Transformers for Cross-lingual Information Retrieval and Search Engines

Transformers have revolutionized the field of natural language processing (NLP), enabling significant advancements in cross-lingual information retrieval and search engines. These models facilitate understanding and matching queries across different languages, breaking down language barriers in information access.

Introduction to Transformers in NLP

Transformers are deep learning models that leverage self-attention mechanisms to process sequences of data, such as text. Their ability to capture long-range dependencies and contextual information has made them the backbone of many state-of-the-art NLP applications, including translation, summarization, and question answering.

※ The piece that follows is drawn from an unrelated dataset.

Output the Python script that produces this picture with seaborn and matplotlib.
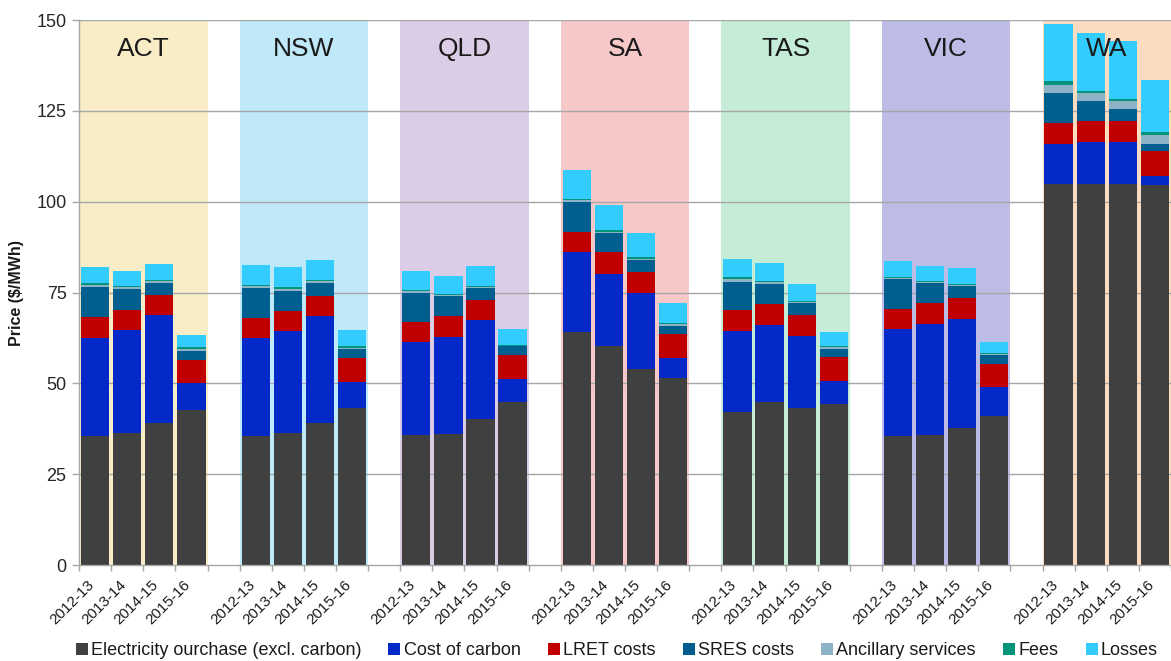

Cross-Lingual Capabilities of Transformers

Cross-lingual transformers, like multilingual BERT (mBERT) and XLM-R, are trained on multiple languages simultaneously. This training enables these models to understand and generate text across different languages, making them highly effective for cross-lingual tasks.

Key Features

  • Shared representations: Encodes multiple languages into a common semantic space.
  • Zero-shot learning: Performs tasks in languages with little or no training data.
  • Transfer learning: Knowledge from high-resource languages benefits low-resource languages.

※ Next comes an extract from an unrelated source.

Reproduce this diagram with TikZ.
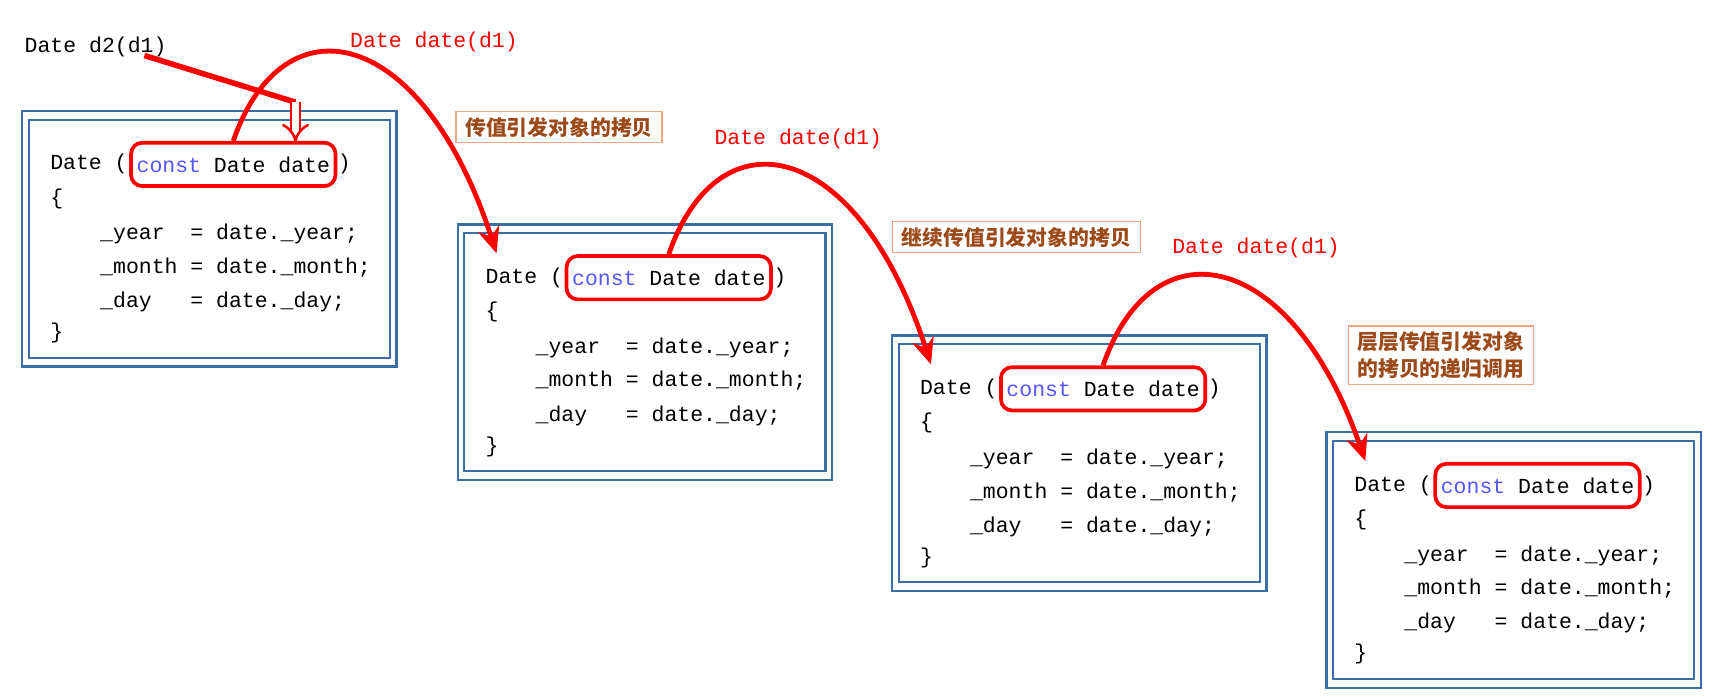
\documentclass[tikz,border=0pt]{standalone}
\usepackage{fontspec}
\usetikzlibrary{arrows.meta,calc}
\newfontfamily\codefont{Liberation Mono}
\newfontfamily\cjk{Noto Sans CJK SC}
\definecolor{boxblue}{HTML}{3A6EA5}
\definecolor{cst}{HTML}{5555FF}
\definecolor{notebrown}{HTML}{9C4A1A}
\definecolor{noteborder}{HTML}{F4A582}
\tikzset{
  code/.style={font=\codefont\fontsize{16.5}{18}\selectfont, anchor=west, inner sep=0pt},
  param/.style={code, anchor=center, draw=red, line width=1mm, rounded corners=3mm, minimum width=55.2mm, minimum height=11.7mm},
  frame/.style={draw=boxblue, line width=0.6mm},
  redlab/.style={code, text=red},
  note/.style={draw=noteborder, line width=0.3mm, font=\cjk\bfseries\fontsize{16}{21}\selectfont, text=notebrown, inner xsep=2.5mm, inner ysep=1.5mm, align=left},
  call/.style={draw=red, line width=1.3mm, -{Stealth[length=7mm,width=6mm]}},
}
\newcommand{\codebox}[3]{%
  \draw[frame] (#2-25,#3-48) rectangle (#2+312,#3+182);
  \draw[frame] (#2-19,#3-40) rectangle (#2+306,#3+174);
  \node[code] (#1-a) at (#2,#3) {Date (};
  \node[param] (#1-p) at (#2+165,#3) {\textcolor{cst}{const} Date date};
  \node[code] (#1-b) at (#2+259,#3) {)};
  \node[code] (#1-c) at (#2,#3+31) {\{};
  \node[code] (#1-y) at (#2+45,#3+63) {\_year\ \ = date.\_year;};
  \node[code] (#1-m) at (#2+45,#3+93) {\_month = date.\_month;};
  \node[code] (#1-d) at (#2+45,#3+124) {\_day\ \ \ = date.\_day;};
  \node[code] (#1-e) at (#2,#3+152) {\}};
  \coordinate (#1-in) at (#2+10,#3-22);
}
\begin{document}
\begin{tikzpicture}[x=0.3mm,y=-0.3mm]
\useasboundingbox[fill=white] (0,0) rectangle (1560,629);
\codebox{b1}{45}{148}
\codebox{b2}{437}{250}
\codebox{b3}{828}{350}
\codebox{b4}{1219}{437}
\node[code] (d2) at (22,42) {Date d2(d1)};
\node[redlab] (l1) at (315,38) {Date date(d1)};
\node[redlab] (l2) at (643,125) {Date date(d1)};
\node[redlab] (l3) at (1055,223) {Date date(d1)};
\node[note, anchor=north west] (n1) at (410,100) {传值引发对象的拷贝};
\node[note, anchor=north west] (n2) at (803,199) {继续传值引发对象的拷贝};
\node[note, anchor=north west] (n3) at (1213,293) {层层传值引发对象\\的拷贝的递归调用};
% calls
\coordinate (s) at (130,50);
\coordinate (k) at (266,92);
\draw[red, line width=1.5mm] (s) -- (k);
\draw[red, line width=0.7mm, double, double distance=1.8mm, -{Implies[length=5mm]}] (k) -- (266,128);
\draw[call] (b1-p.north) .. controls ($(b1-p.north)+(45,-130)$) and ($(b1-p.north)+(170,-105)$) .. (b2-in);
\draw[call] (b2-p.north) .. controls ($(b2-p.north)+(45,-130)$) and ($(b2-p.north)+(170,-105)$) .. (b3-in);
\draw[call] (b3-p.north) .. controls ($(b3-p.north)+(45,-130)$) and ($(b3-p.north)+(170,-105)$) .. (b4-in);
\end{tikzpicture}
\end{document}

Applications in Search and Retrieval

Transformers enable cross-lingual information retrieval by matching user queries with documents written in different languages. This is achieved through embedding queries and documents into a shared semantic space, allowing for accurate retrieval regardless of language differences.

Examples of Use

  • Multilingual search engines that support multiple languages in a single interface.
  • Cross-lingual question answering systems that understand queries in one language and retrieve answers from documents in another.
  • Global information access platforms that bridge language gaps in news, research, and social media.

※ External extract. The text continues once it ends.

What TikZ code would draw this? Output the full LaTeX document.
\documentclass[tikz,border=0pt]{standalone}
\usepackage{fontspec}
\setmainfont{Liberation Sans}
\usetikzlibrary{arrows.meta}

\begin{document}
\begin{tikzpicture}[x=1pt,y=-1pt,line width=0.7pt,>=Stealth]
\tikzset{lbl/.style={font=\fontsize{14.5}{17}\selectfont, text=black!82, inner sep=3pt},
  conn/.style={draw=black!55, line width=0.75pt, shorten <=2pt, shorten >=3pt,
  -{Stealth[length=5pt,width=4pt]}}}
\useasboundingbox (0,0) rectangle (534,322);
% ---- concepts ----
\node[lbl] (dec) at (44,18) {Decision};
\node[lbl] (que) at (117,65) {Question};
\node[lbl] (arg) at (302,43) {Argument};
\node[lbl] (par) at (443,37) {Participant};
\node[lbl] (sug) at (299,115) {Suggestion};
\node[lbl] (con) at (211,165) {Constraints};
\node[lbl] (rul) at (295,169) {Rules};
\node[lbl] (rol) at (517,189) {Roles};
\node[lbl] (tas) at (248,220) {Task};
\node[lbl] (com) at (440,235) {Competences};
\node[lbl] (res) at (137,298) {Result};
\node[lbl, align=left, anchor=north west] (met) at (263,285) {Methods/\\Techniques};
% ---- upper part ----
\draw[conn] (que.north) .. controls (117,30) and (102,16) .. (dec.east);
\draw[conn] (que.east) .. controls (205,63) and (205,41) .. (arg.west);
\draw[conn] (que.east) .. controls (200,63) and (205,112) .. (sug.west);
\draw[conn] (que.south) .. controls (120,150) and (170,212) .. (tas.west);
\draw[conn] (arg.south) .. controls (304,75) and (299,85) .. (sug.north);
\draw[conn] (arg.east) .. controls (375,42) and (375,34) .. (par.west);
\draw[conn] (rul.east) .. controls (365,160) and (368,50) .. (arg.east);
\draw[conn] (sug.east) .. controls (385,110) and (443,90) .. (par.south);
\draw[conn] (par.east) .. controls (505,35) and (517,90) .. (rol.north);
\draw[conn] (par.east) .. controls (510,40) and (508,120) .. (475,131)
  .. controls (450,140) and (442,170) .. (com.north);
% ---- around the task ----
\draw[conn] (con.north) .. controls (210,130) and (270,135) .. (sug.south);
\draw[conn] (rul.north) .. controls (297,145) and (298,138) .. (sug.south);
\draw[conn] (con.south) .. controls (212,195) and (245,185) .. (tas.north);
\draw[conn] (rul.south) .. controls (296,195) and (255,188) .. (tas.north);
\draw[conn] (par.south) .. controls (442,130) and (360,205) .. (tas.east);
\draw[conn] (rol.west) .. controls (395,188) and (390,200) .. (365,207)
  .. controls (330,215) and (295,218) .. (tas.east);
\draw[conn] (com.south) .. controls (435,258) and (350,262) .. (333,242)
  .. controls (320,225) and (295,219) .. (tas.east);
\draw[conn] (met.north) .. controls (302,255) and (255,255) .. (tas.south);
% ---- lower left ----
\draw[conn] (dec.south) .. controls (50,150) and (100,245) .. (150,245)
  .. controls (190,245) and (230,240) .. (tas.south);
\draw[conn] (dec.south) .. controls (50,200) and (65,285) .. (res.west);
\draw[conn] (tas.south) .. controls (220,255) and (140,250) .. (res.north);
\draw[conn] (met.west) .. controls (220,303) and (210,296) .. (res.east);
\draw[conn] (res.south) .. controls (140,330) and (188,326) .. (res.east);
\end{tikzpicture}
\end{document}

Challenges and Future Directions

Despite their successes, transformer-based cross-lingual models face challenges such as handling low-resource languages, computational costs, and biases in training data. Future research aims to improve model efficiency, expand language coverage, and reduce biases to create more equitable and accessible search systems.

As transformers continue to evolve, their role in enabling seamless cross-lingual information access will become even more vital, fostering greater global connectivity and understanding.